→ **Short problem**
Leave the pictures out, and retype all of the material exactly as written.
★ ★ ★
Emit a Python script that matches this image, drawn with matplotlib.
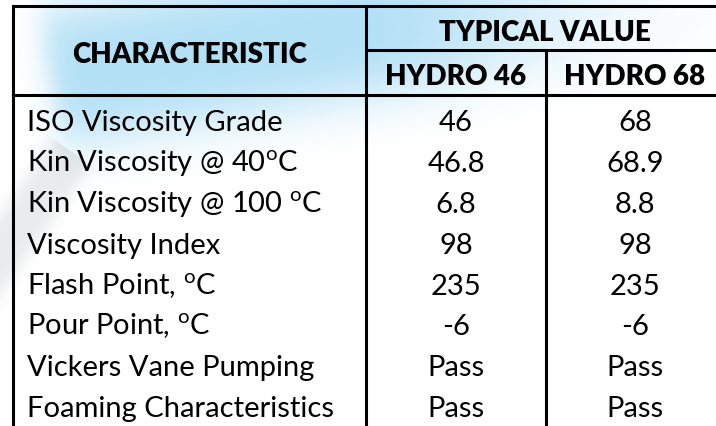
import matplotlib.pyplot as plt
import numpy as np

plt.rcParams['mathtext.fontset'] = 'custom'
plt.rcParams['mathtext.rm'] = 'Lato'

deg = r'$^{\mathrm{o}}$'
characteristics = ['ISO Viscosity Grade', 'Kin Viscosity @ 40' + deg + 'C', 'Kin Viscosity @ 100 ' + deg + 'C',
                   'Viscosity Index', 'Flash Point, ' + deg + 'C', 'Pour Point, ' + deg + 'C',
                   'Vickers Vane Pumping', 'Foaming Characteristics']
hydro46 = ['46', '46.8', '6.8', '98', '235', '-6', 'Pass', 'Pass']
hydro68 = ['68', '68.9', '8.8', '98', '235', '-6', 'Pass', 'Pass']
products = ['HYDRO 46', 'HYDRO 68']

W, H = 716, 427
fig = plt.figure(figsize=(W / 100, H / 100), dpi=100)
ax = fig.add_axes([0, 0, 1, 1])
ax.axis('off')

# soft watermark behind the table: blue cylinder + grey rod
yy, xx = np.mgrid[0:H, 0:W]
ang = np.deg2rad(-9)
px, py = xx - 50, yy - 78
along = px * np.cos(ang) + py * np.sin(ang)
across = -px * np.sin(ang) + py * np.cos(ang)
body = (np.exp(-(np.abs(across) / 75) ** 3)
        / (1 + np.exp(-along / 8))
        * np.exp(-(np.clip(along - 300, 0, None) / 220) ** 2))
ang2 = np.deg2rad(-55)
qx, qy = xx - 0, yy - 255
along2 = qx * np.cos(ang2) + qy * np.sin(ang2)
across2 = -qx * np.sin(ang2) + qy * np.cos(ang2)
rod = np.exp(-(np.abs(across2) / 25) ** 4) * (along2 < 125)
img = np.ones((H, W, 4))
tot = body + rod + 1e-9
for k, (cb, cr) in enumerate([(0.58, 0.82), (0.83, 0.83), (0.95, 0.84)]):
    img[..., k] = (cb * body + cr * rod) / tot
img[..., 3] = np.clip(0.7 * body + 0.45 * rod, 0, 1)
ax.imshow(img, extent=(0, W, H, 0), zorder=0, interpolation='bilinear')
ax.set_xlim(0, W)
ax.set_ylim(H, 0)

fam = 'Lato'
lwid = 2.2
x0, x1, x2, x3 = 12.5, 366, 546, 724
ytop, ysub, yhead = 7, 50.5, 95.5
row_h = 40.9
base0 = 131

# grid lines
ax.plot([x0, W], [ytop, ytop], color='black', lw=lwid, zorder=2)
ax.plot([x1, W], [ysub, ysub], color='black', lw=lwid, zorder=2)
ax.plot([x0, W], [yhead, yhead], color='black', lw=lwid, zorder=2)
for xv in [x0, x1]:
    ax.plot([xv, xv], [ytop, H], color='black', lw=lwid, zorder=2)
ax.plot([x2, x2], [ysub, H], color='black', lw=lwid, zorder=2)

fs = 21
hfs = 20
hw = 'heavy'
ax.text((x0 + x1) / 2, 63, 'CHARACTERISTIC', fontsize=hfs, fontweight=hw,
        family=fam, ha='center', va='baseline')
ax.text((x1 + x3) / 2, 41, 'TYPICAL VALUE', fontsize=hfs, fontweight=hw,
        family=fam, ha='center', va='baseline')
ax.text((x1 + x2) / 2, 85, products[0], fontsize=hfs, fontweight=hw,
        family=fam, ha='center', va='baseline')
ax.text((x2 + x3) / 2, 85, products[1], fontsize=hfs, fontweight=hw,
        family=fam, ha='center', va='baseline')

for i, name in enumerate(characteristics):
    y = base0 + i * row_h
    ax.text(27, y, name, fontsize=fs, family=fam, ha='left', va='baseline')
    ax.text((x1 + x2) / 2, y, hydro46[i], fontsize=fs, family=fam, ha='center', va='baseline')
    ax.text((x2 + x3) / 2, y, hydro68[i], fontsize=fs, family=fam, ha='center', va='baseline')

fig.savefig('out.png', dpi=100)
★ ★ ★
→ **Answer to this task**
Emit a Python script that matches this image, drawn with matplotlib.
import matplotlib.pyplot as plt
import numpy as np

plt.rcParams['mathtext.fontset'] = 'custom'
plt.rcParams['mathtext.rm'] = 'Lato'

deg = r'$^{\mathrm{o}}$'
characteristics = ['ISO Viscosity Grade', 'Kin Viscosity @ 40' + deg + 'C', 'Kin Viscosity @ 100 ' + deg + 'C',
                   'Viscosity Index', 'Flash Point, ' + deg + 'C', 'Pour Point, ' + deg + 'C',
                   'Vickers Vane Pumping', 'Foaming Characteristics']
hydro46 = ['46', '46.8', '6.8', '98', '235', '-6', 'Pass', 'Pass']
hydro68 = ['68', '68.9', '8.8', '98', '235', '-6', 'Pass', 'Pass']
products = ['HYDRO 46', 'HYDRO 68']

W, H = 716, 427
fig = plt.figure(figsize=(W / 100, H / 100), dpi=100)
ax = fig.add_axes([0, 0, 1, 1])
ax.axis('off')

# soft watermark behind the table: blue cylinder + grey rod
yy, xx = np.mgrid[0:H, 0:W]
ang = np.deg2rad(-9)
px, py = xx - 50, yy - 78
along = px * np.cos(ang) + py * np.sin(ang)
across = -px * np.sin(ang) + py * np.cos(ang)
body = (np.exp(-(np.abs(across) / 75) ** 3)
        / (1 + np.exp(-along / 8))
        * np.exp(-(np.clip(along - 300, 0, None) / 220) ** 2))
ang2 = np.deg2rad(-55)
qx, qy = xx - 0, yy - 255
along2 = qx * np.cos(ang2) + qy * np.sin(ang2)
across2 = -qx * np.sin(ang2) + qy * np.cos(ang2)
rod = np.exp(-(np.abs(across2) / 25) ** 4) * (along2 < 125)
img = np.ones((H, W, 4))
tot = body + rod + 1e-9
for k, (cb, cr) in enumerate([(0.58, 0.82), (0.83, 0.83), (0.95, 0.84)]):
    img[..., k] = (cb * body + cr * rod) / tot
img[..., 3] = np.clip(0.7 * body + 0.45 * rod, 0, 1)
ax.imshow(img, extent=(0, W, H, 0), zorder=0, interpolation='bilinear')
ax.set_xlim(0, W)
ax.set_ylim(H, 0)

fam = 'Lato'
lwid = 2.2
x0, x1, x2, x3 = 12.5, 366, 546, 724
ytop, ysub, yhead = 7, 50.5, 95.5
row_h = 40.9
base0 = 131

# grid lines
ax.plot([x0, W], [ytop, ytop], color='black', lw=lwid, zorder=2)
ax.plot([x1, W], [ysub, ysub], color='black', lw=lwid, zorder=2)
ax.plot([x0, W], [yhead, yhead], color='black', lw=lwid, zorder=2)
for xv in [x0, x1]:
    ax.plot([xv, xv], [ytop, H], color='black', lw=lwid, zorder=2)
ax.plot([x2, x2], [ysub, H], color='black', lw=lwid, zorder=2)

fs = 21
hfs = 20
hw = 'heavy'
ax.text((x0 + x1) / 2, 63, 'CHARACTERISTIC', fontsize=hfs, fontweight=hw,
        family=fam, ha='center', va='baseline')
ax.text((x1 + x3) / 2, 41, 'TYPICAL VALUE', fontsize=hfs, fontweight=hw,
        family=fam, ha='center', va='baseline')
ax.text((x1 + x2) / 2, 85, products[0], fontsize=hfs, fontweight=hw,
        family=fam, ha='center', va='baseline')
ax.text((x2 + x3) / 2, 85, products[1], fontsize=hfs, fontweight=hw,
        family=fam, ha='center', va='baseline')

for i, name in enumerate(characteristics):
    y = base0 + i * row_h
    ax.text(27, y, name, fontsize=fs, family=fam, ha='left', va='baseline')
    ax.text((x1 + x2) / 2, y, hydro46[i], fontsize=fs, family=fam, ha='center', va='baseline')
    ax.text((x2 + x3) / 2, y, hydro68[i], fontsize=fs, family=fam, ha='center', va='baseline')

fig.savefig('out.png', dpi=100)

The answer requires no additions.